> [Task to complete] Can you return the records below exactly as they stand, but only from the first line through the one with "fontsize=10.5, fontweight='bold', color=text_col)"?

> [Data provided]
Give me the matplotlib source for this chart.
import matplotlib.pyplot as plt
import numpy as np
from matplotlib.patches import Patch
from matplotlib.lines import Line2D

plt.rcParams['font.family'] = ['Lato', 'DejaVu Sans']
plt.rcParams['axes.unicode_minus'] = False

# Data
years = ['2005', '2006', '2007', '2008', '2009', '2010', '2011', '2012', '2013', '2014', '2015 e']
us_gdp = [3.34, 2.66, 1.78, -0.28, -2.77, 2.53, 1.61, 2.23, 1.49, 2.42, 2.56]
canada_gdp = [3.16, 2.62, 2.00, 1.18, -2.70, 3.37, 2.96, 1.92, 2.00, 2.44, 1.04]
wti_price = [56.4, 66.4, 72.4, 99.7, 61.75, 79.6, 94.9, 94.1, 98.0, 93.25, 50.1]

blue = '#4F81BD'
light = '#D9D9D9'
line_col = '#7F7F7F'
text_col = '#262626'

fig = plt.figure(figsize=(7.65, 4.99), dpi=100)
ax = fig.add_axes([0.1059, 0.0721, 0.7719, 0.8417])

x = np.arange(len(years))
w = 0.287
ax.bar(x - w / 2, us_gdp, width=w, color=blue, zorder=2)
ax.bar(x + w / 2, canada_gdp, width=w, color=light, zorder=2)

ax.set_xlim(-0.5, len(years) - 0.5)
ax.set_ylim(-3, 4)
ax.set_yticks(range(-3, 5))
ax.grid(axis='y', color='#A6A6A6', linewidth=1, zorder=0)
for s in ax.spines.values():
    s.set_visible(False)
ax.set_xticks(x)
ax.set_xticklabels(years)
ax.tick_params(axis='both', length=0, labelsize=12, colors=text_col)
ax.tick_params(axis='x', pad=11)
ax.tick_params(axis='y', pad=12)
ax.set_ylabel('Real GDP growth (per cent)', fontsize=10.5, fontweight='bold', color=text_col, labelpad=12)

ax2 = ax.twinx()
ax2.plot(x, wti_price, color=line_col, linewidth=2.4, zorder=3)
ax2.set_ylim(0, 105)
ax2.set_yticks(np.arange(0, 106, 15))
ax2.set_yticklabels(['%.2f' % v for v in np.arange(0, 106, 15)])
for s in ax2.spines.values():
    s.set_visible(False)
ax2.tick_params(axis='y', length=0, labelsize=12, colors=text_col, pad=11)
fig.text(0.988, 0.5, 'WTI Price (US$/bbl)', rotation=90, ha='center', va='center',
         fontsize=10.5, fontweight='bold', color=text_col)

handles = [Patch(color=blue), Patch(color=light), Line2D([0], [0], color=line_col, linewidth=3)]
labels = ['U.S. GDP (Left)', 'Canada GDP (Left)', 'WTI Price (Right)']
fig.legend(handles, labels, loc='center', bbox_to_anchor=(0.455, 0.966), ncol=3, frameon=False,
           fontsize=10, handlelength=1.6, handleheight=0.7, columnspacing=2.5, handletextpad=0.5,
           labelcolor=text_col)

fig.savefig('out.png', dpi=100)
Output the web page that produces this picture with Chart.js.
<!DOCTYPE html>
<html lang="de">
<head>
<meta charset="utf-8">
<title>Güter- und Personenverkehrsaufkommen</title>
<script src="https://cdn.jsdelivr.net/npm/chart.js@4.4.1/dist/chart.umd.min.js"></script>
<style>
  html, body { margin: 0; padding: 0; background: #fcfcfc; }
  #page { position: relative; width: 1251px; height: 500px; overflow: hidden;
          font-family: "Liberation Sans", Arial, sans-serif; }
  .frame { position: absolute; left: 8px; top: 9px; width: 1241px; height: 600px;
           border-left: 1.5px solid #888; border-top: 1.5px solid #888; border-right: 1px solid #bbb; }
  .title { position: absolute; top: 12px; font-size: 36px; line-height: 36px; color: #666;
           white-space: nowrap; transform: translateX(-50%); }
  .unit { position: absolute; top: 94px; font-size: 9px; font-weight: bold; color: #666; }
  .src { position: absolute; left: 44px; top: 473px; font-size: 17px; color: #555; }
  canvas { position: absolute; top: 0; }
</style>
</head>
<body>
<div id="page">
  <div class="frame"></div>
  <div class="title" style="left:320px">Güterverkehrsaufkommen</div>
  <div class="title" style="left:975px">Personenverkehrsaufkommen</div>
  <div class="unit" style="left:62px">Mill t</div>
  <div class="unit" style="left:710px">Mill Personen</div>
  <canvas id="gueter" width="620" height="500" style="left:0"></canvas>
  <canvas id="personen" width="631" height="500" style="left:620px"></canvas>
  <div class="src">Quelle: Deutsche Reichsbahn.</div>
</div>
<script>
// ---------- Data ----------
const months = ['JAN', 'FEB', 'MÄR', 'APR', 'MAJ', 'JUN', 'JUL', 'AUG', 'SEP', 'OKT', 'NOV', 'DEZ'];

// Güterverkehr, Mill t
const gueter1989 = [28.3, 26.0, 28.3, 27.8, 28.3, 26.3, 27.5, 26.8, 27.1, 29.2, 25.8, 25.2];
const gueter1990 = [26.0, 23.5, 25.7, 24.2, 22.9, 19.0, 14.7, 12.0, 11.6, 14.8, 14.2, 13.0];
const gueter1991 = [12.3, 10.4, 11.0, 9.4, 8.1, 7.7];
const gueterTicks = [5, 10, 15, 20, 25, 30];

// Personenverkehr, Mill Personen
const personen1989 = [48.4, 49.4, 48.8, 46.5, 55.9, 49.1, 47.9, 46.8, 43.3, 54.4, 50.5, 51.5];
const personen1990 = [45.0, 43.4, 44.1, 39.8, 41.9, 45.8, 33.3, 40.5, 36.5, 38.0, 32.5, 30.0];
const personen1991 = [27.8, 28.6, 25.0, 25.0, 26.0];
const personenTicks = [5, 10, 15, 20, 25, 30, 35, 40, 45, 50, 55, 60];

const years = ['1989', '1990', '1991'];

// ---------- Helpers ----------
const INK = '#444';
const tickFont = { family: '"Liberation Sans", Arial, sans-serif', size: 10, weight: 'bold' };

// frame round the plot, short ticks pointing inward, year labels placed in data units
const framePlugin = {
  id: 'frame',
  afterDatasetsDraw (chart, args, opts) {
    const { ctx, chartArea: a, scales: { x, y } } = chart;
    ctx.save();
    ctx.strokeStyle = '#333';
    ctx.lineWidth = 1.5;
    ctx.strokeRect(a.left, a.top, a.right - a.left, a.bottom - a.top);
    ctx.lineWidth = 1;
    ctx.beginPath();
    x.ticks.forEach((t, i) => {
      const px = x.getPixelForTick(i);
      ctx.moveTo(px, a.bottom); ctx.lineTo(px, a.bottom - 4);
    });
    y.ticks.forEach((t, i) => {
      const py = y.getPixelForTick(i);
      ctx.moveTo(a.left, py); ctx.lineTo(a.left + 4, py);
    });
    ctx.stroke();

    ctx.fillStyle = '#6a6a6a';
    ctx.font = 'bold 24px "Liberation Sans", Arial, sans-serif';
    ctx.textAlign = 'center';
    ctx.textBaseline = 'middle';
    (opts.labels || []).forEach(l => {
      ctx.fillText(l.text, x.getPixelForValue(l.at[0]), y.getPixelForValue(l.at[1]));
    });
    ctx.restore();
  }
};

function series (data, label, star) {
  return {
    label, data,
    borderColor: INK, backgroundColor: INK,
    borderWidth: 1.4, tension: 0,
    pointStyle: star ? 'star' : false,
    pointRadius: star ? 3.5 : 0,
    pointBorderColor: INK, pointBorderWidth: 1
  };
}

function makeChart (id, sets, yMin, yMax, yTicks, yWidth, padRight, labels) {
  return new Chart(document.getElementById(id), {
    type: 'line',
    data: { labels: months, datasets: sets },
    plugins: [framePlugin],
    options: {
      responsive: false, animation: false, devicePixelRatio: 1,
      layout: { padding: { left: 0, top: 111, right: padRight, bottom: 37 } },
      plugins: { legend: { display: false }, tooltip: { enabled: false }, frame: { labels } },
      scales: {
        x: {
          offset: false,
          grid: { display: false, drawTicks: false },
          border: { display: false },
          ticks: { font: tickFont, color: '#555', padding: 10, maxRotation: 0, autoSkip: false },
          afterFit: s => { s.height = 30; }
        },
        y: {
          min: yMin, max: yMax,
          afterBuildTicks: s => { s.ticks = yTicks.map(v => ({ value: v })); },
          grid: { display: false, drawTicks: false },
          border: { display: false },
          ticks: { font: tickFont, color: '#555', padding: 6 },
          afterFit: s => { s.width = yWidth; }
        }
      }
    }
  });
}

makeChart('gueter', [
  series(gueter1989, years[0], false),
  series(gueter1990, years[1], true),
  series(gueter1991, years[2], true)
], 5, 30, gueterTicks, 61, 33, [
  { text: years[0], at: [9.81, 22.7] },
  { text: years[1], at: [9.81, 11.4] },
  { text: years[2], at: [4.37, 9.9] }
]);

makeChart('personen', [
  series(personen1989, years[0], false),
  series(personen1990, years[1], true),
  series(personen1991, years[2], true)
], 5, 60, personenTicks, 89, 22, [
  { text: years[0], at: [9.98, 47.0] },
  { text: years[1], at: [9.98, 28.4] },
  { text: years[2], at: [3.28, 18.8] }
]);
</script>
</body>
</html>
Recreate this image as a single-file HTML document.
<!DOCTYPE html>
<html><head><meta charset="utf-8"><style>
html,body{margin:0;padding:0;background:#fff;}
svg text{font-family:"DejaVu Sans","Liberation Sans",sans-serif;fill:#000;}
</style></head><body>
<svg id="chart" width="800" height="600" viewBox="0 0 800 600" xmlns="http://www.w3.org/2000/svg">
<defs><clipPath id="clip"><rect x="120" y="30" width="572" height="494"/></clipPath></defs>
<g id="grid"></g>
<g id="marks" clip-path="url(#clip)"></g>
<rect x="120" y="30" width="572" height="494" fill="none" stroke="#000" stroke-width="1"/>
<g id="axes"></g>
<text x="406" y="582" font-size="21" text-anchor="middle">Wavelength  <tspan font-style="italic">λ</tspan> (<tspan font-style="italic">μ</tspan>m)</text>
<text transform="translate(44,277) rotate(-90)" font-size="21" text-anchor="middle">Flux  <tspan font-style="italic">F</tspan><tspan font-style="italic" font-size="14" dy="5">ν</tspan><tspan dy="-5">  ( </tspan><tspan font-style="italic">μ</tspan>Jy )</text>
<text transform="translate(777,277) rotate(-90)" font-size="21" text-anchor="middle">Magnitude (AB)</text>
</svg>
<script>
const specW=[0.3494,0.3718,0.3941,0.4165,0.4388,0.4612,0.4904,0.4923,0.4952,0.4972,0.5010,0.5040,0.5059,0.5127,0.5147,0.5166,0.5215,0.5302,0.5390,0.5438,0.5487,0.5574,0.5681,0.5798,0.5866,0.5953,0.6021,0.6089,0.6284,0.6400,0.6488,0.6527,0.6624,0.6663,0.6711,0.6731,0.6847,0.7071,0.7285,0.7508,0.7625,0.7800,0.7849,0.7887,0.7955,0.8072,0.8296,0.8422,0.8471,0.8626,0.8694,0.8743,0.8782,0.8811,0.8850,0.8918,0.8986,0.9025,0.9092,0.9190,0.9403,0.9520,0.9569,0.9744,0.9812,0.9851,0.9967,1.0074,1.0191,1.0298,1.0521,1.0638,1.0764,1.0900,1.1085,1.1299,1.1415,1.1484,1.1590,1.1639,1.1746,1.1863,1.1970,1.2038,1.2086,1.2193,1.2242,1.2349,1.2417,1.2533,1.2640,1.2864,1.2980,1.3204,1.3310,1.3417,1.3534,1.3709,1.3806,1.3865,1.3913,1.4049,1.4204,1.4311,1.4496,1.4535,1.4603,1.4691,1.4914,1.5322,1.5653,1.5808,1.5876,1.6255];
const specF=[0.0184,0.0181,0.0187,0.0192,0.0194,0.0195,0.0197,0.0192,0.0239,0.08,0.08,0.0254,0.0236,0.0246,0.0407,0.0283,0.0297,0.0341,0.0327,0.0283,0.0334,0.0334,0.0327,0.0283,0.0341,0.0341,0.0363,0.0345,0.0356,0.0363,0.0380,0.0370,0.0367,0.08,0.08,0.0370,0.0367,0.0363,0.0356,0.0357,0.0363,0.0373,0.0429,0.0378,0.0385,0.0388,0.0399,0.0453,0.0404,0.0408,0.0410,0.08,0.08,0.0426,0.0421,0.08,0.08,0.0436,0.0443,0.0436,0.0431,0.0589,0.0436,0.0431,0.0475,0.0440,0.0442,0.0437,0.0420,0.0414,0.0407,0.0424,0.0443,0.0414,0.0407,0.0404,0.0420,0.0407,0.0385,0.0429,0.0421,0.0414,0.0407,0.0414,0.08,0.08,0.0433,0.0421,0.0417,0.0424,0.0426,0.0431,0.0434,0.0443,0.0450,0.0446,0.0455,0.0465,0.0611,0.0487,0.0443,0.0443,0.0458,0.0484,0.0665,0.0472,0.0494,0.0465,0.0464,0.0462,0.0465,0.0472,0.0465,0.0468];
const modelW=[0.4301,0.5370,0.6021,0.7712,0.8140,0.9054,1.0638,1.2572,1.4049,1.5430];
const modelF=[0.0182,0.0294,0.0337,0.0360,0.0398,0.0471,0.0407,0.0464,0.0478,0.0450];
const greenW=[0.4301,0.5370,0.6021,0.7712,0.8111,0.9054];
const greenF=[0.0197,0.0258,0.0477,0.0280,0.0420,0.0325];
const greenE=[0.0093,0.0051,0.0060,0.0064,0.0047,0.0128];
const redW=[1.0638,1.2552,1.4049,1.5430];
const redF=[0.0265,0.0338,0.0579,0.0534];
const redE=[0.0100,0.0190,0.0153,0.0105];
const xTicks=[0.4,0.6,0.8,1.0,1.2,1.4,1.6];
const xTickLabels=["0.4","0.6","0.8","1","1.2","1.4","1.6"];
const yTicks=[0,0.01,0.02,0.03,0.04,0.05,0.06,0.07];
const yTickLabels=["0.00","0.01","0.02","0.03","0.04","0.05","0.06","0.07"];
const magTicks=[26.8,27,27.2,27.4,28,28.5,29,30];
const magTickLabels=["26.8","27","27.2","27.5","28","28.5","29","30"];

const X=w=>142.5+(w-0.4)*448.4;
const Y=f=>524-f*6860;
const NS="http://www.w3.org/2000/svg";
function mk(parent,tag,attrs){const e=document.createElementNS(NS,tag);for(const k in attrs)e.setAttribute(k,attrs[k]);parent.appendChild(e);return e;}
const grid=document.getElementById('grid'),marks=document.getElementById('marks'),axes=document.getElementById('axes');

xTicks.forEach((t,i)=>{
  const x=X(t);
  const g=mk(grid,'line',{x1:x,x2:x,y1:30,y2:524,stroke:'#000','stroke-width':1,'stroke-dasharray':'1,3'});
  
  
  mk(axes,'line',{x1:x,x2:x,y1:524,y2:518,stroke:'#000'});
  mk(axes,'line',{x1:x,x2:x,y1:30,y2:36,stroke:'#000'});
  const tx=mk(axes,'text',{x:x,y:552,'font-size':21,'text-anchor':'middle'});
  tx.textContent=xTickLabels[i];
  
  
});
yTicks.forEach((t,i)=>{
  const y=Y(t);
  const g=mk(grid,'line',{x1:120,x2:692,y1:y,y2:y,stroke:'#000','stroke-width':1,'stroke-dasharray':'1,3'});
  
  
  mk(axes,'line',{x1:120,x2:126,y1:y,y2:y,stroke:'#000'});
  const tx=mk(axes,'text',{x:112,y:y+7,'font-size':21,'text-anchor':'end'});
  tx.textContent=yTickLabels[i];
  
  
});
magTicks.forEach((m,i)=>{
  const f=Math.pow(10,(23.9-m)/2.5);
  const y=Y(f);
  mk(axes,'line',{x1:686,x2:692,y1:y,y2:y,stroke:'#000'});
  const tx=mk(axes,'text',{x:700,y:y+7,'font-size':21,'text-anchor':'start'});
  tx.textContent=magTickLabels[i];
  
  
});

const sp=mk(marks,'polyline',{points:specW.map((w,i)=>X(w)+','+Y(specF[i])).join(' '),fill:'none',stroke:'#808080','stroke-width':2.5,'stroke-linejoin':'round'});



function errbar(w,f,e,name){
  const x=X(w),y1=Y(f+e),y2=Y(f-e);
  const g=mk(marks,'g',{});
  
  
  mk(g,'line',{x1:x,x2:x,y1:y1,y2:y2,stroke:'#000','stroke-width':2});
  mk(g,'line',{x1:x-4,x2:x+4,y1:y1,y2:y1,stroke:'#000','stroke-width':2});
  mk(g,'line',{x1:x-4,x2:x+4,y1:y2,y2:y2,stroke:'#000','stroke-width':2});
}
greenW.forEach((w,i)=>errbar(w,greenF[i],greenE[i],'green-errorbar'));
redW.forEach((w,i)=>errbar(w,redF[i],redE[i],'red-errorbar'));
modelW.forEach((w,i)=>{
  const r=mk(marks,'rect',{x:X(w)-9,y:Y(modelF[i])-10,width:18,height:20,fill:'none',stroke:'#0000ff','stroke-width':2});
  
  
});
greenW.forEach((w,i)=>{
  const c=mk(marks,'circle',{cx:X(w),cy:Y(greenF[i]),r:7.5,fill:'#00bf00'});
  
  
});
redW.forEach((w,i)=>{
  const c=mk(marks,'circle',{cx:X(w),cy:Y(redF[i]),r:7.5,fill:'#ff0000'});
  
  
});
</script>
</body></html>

> [Problem solution]
Give me the matplotlib source for this chart.
import matplotlib.pyplot as plt
import numpy as np
from matplotlib.patches import Patch
from matplotlib.lines import Line2D

plt.rcParams['font.family'] = ['Lato', 'DejaVu Sans']
plt.rcParams['axes.unicode_minus'] = False

# Data
years = ['2005', '2006', '2007', '2008', '2009', '2010', '2011', '2012', '2013', '2014', '2015 e']
us_gdp = [3.34, 2.66, 1.78, -0.28, -2.77, 2.53, 1.61, 2.23, 1.49, 2.42, 2.56]
canada_gdp = [3.16, 2.62, 2.00, 1.18, -2.70, 3.37, 2.96, 1.92, 2.00, 2.44, 1.04]
wti_price = [56.4, 66.4, 72.4, 99.7, 61.75, 79.6, 94.9, 94.1, 98.0, 93.25, 50.1]

blue = '#4F81BD'
light = '#D9D9D9'
line_col = '#7F7F7F'
text_col = '#262626'

fig = plt.figure(figsize=(7.65, 4.99), dpi=100)
ax = fig.add_axes([0.1059, 0.0721, 0.7719, 0.8417])

x = np.arange(len(years))
w = 0.287
ax.bar(x - w / 2, us_gdp, width=w, color=blue, zorder=2)
ax.bar(x + w / 2, canada_gdp, width=w, color=light, zorder=2)

ax.set_xlim(-0.5, len(years) - 0.5)
ax.set_ylim(-3, 4)
ax.set_yticks(range(-3, 5))
ax.grid(axis='y', color='#A6A6A6', linewidth=1, zorder=0)
for s in ax.spines.values():
    s.set_visible(False)
ax.set_xticks(x)
ax.set_xticklabels(years)
ax.tick_params(axis='both', length=0, labelsize=12, colors=text_col)
ax.tick_params(axis='x', pad=11)
ax.tick_params(axis='y', pad=12)
ax.set_ylabel('Real GDP growth (per cent)', fontsize=10.5, fontweight='bold', color=text_col, labelpad=12)

ax2 = ax.twinx()
ax2.plot(x, wti_price, color=line_col, linewidth=2.4, zorder=3)
ax2.set_ylim(0, 105)
ax2.set_yticks(np.arange(0, 106, 15))
ax2.set_yticklabels(['%.2f' % v for v in np.arange(0, 106, 15)])
for s in ax2.spines.values():
    s.set_visible(False)
ax2.tick_params(axis='y', length=0, labelsize=12, colors=text_col, pad=11)
fig.text(0.988, 0.5, 'WTI Price (US$/bbl)', rotation=90, ha='center', va='center',
         fontsize=10.5, fontweight='bold', color=text_col)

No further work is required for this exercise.